[Rows from a dataset of charts and code]

▼

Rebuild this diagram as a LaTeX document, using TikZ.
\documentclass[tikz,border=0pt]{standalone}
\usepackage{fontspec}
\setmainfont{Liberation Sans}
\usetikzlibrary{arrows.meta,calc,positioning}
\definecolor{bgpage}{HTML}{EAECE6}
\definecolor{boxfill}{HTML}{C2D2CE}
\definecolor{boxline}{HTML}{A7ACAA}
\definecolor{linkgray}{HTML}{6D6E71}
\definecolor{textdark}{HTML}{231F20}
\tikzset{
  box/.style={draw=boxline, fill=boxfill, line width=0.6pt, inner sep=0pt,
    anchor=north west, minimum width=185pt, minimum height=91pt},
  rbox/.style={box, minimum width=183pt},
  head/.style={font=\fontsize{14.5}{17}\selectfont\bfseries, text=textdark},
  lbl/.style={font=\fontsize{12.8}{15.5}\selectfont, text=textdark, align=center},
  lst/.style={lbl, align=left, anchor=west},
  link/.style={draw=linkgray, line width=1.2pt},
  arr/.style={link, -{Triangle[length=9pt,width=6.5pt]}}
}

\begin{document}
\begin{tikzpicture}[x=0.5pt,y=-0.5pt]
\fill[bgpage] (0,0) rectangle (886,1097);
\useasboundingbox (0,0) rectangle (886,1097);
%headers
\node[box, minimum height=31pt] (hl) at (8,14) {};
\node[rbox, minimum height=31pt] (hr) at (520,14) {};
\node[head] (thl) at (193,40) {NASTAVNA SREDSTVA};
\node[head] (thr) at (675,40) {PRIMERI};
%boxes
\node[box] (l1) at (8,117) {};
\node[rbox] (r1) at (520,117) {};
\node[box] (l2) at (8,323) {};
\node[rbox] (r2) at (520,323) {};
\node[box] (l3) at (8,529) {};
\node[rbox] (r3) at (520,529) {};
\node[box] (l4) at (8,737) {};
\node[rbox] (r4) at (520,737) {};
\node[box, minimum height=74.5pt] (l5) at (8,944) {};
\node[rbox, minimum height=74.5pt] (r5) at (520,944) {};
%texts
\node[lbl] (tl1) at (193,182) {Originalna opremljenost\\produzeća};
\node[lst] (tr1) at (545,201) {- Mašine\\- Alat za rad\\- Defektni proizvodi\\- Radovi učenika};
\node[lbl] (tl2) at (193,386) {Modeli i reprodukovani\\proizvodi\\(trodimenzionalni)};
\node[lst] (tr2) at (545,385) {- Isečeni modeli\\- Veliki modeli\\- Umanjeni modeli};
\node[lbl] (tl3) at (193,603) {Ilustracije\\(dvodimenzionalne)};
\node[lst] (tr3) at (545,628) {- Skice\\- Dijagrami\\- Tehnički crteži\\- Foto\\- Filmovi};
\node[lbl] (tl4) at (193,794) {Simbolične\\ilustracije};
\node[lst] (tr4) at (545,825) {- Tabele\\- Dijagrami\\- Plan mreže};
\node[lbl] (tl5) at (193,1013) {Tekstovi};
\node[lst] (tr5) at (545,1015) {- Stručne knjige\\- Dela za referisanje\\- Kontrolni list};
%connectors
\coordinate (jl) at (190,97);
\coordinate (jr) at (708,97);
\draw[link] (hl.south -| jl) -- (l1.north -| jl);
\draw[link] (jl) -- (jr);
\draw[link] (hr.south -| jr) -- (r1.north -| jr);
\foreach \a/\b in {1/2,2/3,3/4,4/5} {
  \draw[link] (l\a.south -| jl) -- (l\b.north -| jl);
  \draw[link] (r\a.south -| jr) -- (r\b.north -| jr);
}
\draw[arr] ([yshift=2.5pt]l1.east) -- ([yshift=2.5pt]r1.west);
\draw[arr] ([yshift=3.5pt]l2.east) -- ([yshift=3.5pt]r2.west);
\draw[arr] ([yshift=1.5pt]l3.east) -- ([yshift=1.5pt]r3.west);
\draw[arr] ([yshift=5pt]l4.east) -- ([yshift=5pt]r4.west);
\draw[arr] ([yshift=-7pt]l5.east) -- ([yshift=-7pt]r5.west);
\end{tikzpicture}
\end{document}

▲
▼

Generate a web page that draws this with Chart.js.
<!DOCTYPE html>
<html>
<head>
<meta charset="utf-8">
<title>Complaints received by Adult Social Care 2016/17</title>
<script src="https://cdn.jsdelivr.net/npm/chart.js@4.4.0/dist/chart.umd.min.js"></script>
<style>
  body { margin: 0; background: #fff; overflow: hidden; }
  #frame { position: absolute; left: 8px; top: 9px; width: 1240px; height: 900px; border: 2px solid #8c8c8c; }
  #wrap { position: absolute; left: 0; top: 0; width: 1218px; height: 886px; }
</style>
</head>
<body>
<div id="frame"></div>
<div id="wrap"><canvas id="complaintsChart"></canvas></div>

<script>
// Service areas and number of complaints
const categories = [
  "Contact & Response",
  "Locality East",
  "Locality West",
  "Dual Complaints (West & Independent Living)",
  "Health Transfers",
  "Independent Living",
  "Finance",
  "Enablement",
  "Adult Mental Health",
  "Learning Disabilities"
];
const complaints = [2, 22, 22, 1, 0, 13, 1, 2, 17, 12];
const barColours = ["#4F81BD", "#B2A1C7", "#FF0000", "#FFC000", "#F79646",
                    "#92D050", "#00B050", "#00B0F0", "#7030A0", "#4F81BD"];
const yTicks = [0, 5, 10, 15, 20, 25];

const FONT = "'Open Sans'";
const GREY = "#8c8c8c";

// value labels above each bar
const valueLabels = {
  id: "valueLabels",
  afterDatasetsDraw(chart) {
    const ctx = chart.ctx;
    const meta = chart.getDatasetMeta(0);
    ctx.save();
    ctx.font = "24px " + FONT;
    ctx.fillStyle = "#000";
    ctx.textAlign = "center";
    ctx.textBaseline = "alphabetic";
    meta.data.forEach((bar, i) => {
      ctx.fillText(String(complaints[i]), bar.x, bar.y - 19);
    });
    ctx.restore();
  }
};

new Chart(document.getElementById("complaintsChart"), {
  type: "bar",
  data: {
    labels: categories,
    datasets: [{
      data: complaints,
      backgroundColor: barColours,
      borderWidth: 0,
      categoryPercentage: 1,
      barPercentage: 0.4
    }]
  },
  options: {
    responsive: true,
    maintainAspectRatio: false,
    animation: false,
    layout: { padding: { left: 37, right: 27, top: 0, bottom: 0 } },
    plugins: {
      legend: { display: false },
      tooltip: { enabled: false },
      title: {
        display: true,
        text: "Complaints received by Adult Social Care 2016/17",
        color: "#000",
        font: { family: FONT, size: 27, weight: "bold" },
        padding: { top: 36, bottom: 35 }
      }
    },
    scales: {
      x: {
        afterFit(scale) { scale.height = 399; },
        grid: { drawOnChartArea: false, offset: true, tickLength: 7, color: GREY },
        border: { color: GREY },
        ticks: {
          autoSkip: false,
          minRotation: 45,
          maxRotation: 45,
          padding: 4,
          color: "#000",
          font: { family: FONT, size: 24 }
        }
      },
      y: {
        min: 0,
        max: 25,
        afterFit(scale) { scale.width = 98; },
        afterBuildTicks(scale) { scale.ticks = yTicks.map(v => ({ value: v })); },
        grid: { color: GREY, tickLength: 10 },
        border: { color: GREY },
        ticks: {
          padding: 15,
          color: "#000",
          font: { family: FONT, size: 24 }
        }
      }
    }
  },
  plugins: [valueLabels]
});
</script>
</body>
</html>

▲

-- STATED PROBLEM --
Across the material above, count every line holding "this" and write down only the number.

-- COMPLETED EXERCISE --
2